Forum Moderators: DixonJones
How do you get round the problem of users connecting through a proxy skewing your results?
If you do it yourself presumably you put a time limit on what you'd call an average visit. How long do you allow - half an hour? more?
I see a fair few posts on the forums here where people mention the number of uniques they get, pageviews per unique etc.
I wonder if anyone has a reliable way to count them (surely impossible given the way http works?) or perhaps a way to reduce the unreliability, or do you just live with the fact that you can't trust the results - in which case, why count them at all?
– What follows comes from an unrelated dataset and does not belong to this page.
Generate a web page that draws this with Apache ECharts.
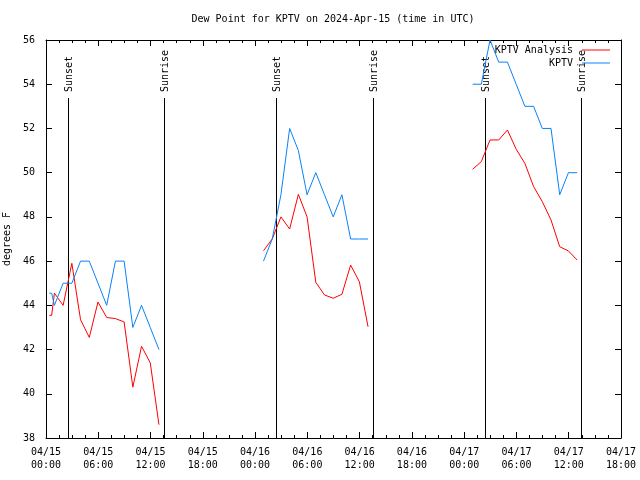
<!DOCTYPE html>
<html><head><meta charset="utf-8">
<script src="https://cdn.jsdelivr.net/npm/echarts@6/dist/echarts.min.js"></script>
<style>html,body{margin:0;padding:0;background:#fff}#c{width:640px;height:480px}</style>
</head><body><div id="c"></div>
<script>
// ---- data ----
const startTime = '2024-04-15T00:00Z';
const xTickLabels = ['04/15\n00:00','04/15\n06:00','04/15\n12:00','04/15\n18:00',
  '04/16\n00:00','04/16\n06:00','04/16\n12:00','04/16\n18:00',
  '04/17\n00:00','04/17\n06:00','04/17\n12:00','04/17\n18:00'];
const obsTimes = [
  '2024-04-15T00:23Z','2024-04-15T00:39Z','2024-04-15T00:58Z','2024-04-15T01:58Z','2024-04-15T02:58Z',
  '2024-04-15T03:58Z','2024-04-15T04:58Z','2024-04-15T05:58Z','2024-04-15T06:58Z','2024-04-15T07:58Z',
  '2024-04-15T08:58Z','2024-04-15T09:58Z','2024-04-15T10:58Z','2024-04-15T11:58Z','2024-04-15T12:58Z',
  '2024-04-16T00:58Z','2024-04-16T01:58Z','2024-04-16T02:58Z','2024-04-16T03:58Z','2024-04-16T04:58Z',
  '2024-04-16T05:58Z','2024-04-16T06:58Z','2024-04-16T07:58Z','2024-04-16T08:58Z','2024-04-16T09:58Z',
  '2024-04-16T10:58Z','2024-04-16T11:58Z','2024-04-16T12:58Z',
  '2024-04-17T00:58Z','2024-04-17T01:58Z','2024-04-17T02:58Z','2024-04-17T03:58Z','2024-04-17T04:58Z',
  '2024-04-17T05:58Z','2024-04-17T06:58Z','2024-04-17T07:58Z','2024-04-17T08:58Z','2024-04-17T09:58Z',
  '2024-04-17T10:58Z','2024-04-17T11:58Z','2024-04-17T12:58Z'
];
const analysisValues = [
  43.55,43.55,44.55,44.0,45.9,43.35,42.55,44.15,43.45,43.4,43.25,40.3,42.15,41.4,38.6,
  46.47,47.0,48.0,47.45,49.02,48.0,45.04,44.47,44.32,44.5,45.82,45.07,43.03,
  50.15,50.5,51.48,51.48,51.93,51.06,50.42,49.37,48.69,47.86,46.65,46.46,46.05
];
const obsValues = [
  44.55,44.55,44.0,45,45,46,46,45,44,46,46,43,44,43,42,
  46.0,47,49,52,51,49,50,49,48,49,47,47,47,
  54,54,56,55,55,54,53,53,52,52,49,50,50
];
const sunTimes = ['2024-04-15T02:29Z','2024-04-15T13:33Z','2024-04-16T02:26Z',
  '2024-04-16T13:30Z','2024-04-17T02:26Z','2024-04-17T13:25Z'];
const sunLabels = ['Sunset','Sunrise','Sunset','Sunrise','Sunset','Sunrise'];

// ---- helpers ----
const t0 = Date.parse(startTime);
const toHours = s => (Date.parse(s) - t0) / 3600000;
function buildSeries(times, vals) {
  const out = [];
  for (let i = 0; i < times.length; i++) {
    const h = toHours(times[i]);
    if (i > 0) {
      const hp = toHours(times[i - 1]);
      if (h - hp > 3) out.push([(h + hp) / 2, null]);
    }
    out.push([h, vals[i]]);
  }
  return out;
}
const FONT = 'DejaVu Sans Mono';
const black = '#000';

const chart = echarts.init(document.getElementById('c'), null, {renderer: 'canvas'});
const axisCommonX = {
  type: 'value', min: 0, max: 66, interval: 6,
  axisLine: {show: true, onZero: false, lineStyle: {color: black, width: 1}},
  axisTick: {show: true, inside: true, length: 6, lineStyle: {color: black}},
  minorTick: {show: true, splitNumber: 4, length: 3, lineStyle: {color: black}},
  splitLine: {show: false}
};
const axisCommonY = {
  type: 'value', min: 38, max: 56, interval: 2,
  axisLine: {show: true, onZero: false, lineStyle: {color: black, width: 1}},
  axisTick: {show: true, inside: true, length: 6, lineStyle: {color: black}},
  splitLine: {show: false}
};
chart.setOption({
  animation: false,
  backgroundColor: '#fff',
  title: {
    text: 'Dew Point for KPTV on 2024-Apr-15 (time in UTC)',
    left: 333, top: 14, textAlign: 'center', padding: 0,
    textStyle: {fontFamily: FONT, fontSize: 10, fontWeight: 'normal', color: black}
  },
  legend: {
    orient: 'vertical', right: 30, top: 44, align: 'right', padding: 0,
    itemWidth: 28, itemHeight: 1, itemGap: 1, icon: 'rect',
    textStyle: {fontFamily: FONT, fontSize: 10, color: black, lineHeight: 12, padding: [0, 4, 0, 0]},
    data: ['KPTV Analysis', 'KPTV']
  },
  grid: {left: 46, right: 19, top: 40, bottom: 42, containLabel: false, outerBoundsMode: 'none'},
  xAxis: [
    Object.assign({}, axisCommonX, {
      position: 'bottom',
      axisLabel: {
        show: true, margin: 8, color: black, fontFamily: FONT, fontSize: 10, lineHeight: 13,
        showMinLabel: true, showMaxLabel: true,
        formatter: v => xTickLabels[Math.round(v / 6)] || ''
      }
    }),
    Object.assign({}, axisCommonX, {position: 'top', axisLabel: {show: false}})
  ],
  yAxis: [
    Object.assign({}, axisCommonY, {
      position: 'left',
      name: 'degrees F', nameLocation: 'middle', nameGap: 33,
      nameTextStyle: {fontFamily: FONT, fontSize: 10, color: black},
      axisLabel: {margin: 11, color: black, fontFamily: FONT, fontSize: 10}
    }),
    Object.assign({}, axisCommonY, {position: 'right', axisLabel: {show: false}})
  ],
  series: [
    {
      type: 'custom', name: 'sun', xAxisIndex: 0, yAxisIndex: 0, clip: false, silent: true,
      data: sunTimes.map(toHours),
      renderItem: function (params, api) {
        const h = api.value(0);
        const b = api.coord([h, 38]);
        const t = api.coord([h, 56]);
        const x = Math.round(b[0]) + 0.5;
        return {
          type: 'group',
          children: [
            {type: 'line', shape: {x1: x, y1: b[1], x2: x, y2: t[1] + 58},
             style: {stroke: black, lineWidth: 1}},
            {type: 'text', x: x + 1, y: t[1] + 52, rotation: Math.PI / 2,
             style: {text: sunLabels[params.dataIndex], textAlign: 'left', textVerticalAlign: 'middle',
                     font: '10px "' + FONT + '"', fill: black}}
          ]
        };
      }
    },
    {
      type: 'line', name: 'KPTV Analysis', data: buildSeries(obsTimes, analysisValues),
      showSymbol: false, symbol: 'none', connectNulls: false,
      lineStyle: {color: '#ff0000', width: 1}, itemStyle: {color: '#ff0000'}
    },
    {
      type: 'line', name: 'KPTV', data: buildSeries(obsTimes, obsValues),
      showSymbol: false, symbol: 'none', connectNulls: false,
      lineStyle: {color: '#0a82f5', width: 1}, itemStyle: {color: '#0a82f5'}
    }
  ]
});
</script></body></html>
At the moment I'm just counting pageviews, but I'd like to be able to count pageviews per visitor, but then I remember all the reasons I don't count uniques.
Any thoughts?
I never trust the numbers for unique visitors totally - I don't believe you'll ever get the true number - even with the use of cookies. There are users who don't accept cookies. And in the case of users operating system being Windows it counts "profiles" - not humans.
But then again, having numbers you can't trust totally is better than not having any numbers at all.
I use PHP, so I run a custom log with MySQL to register user browsing with the cookie.
I don't know if there's a way to log cookies used without a scripting language (PHP, ASP, etc.) and then obtain a report on that, is there?
"I don't know if there's a way to log cookies used without a scripting language (PHP, ASP, etc.) and then obtain a report on that, is there?"
If you are using Apache as your web server you can use their mod_usertrack module to set server-side cookies and then modify your logging directive to log the cookie values in your web server's log.
With Netscape/iPlanet, there are several openly available NSAPI cookie setting modules. Again, you will need to modify the web server's logging configuration (via obj.conf) to ensure that you log the cookie values.
With Microsoft's IIS (with which I am a lot less familiar) I believe there is openly available ISAPI code for setting of server-side cookies. With the correct configuration these cookies can then be logged in the W3C log.
Also, some web site's choose to log both the 'set-cookie' and 'cookie-header' variables in their logs. This distinguishes between your server sending a cookie value as part of a response to a request which did not send a cookie (set-cookie) and your server logging a cookie value which was sent with a request (cookie-header).
The benefit of this is that you can check your logs to see which cookies that were sent out in the 'set-cookie' field were subsequently received in the 'cookie-header' field. This will enable you to see which cookies were accepted by browsers. You can then exclude the cookies that were not accepted from your unique user analysis algorithm.
thanks for your responses. I know I can do the setting/getting with jsp which my site runs on, but I don't want to have to make all my pages jsp's.
There's no need to make the site dynamic to be able to use cookies.
for what its worth, I call any page which contains scripting (whether jsp/asp/php/perl - whatever) to generate anything apart from straight HTML for request a dynamic page.
Any suggestions that avoid making more dynamic pages sound good to me, I'll look into both of those.
You'll get logs with something like:
GET /myimg.gif?JHhj43DFS
GET /myimg.gif?8hJHhj
GET /myimg.gif?fsd8832
etc...
Then calculate the number of unique parameters for that request.
That's the worst method I could think of, but does not require server-side of any kind.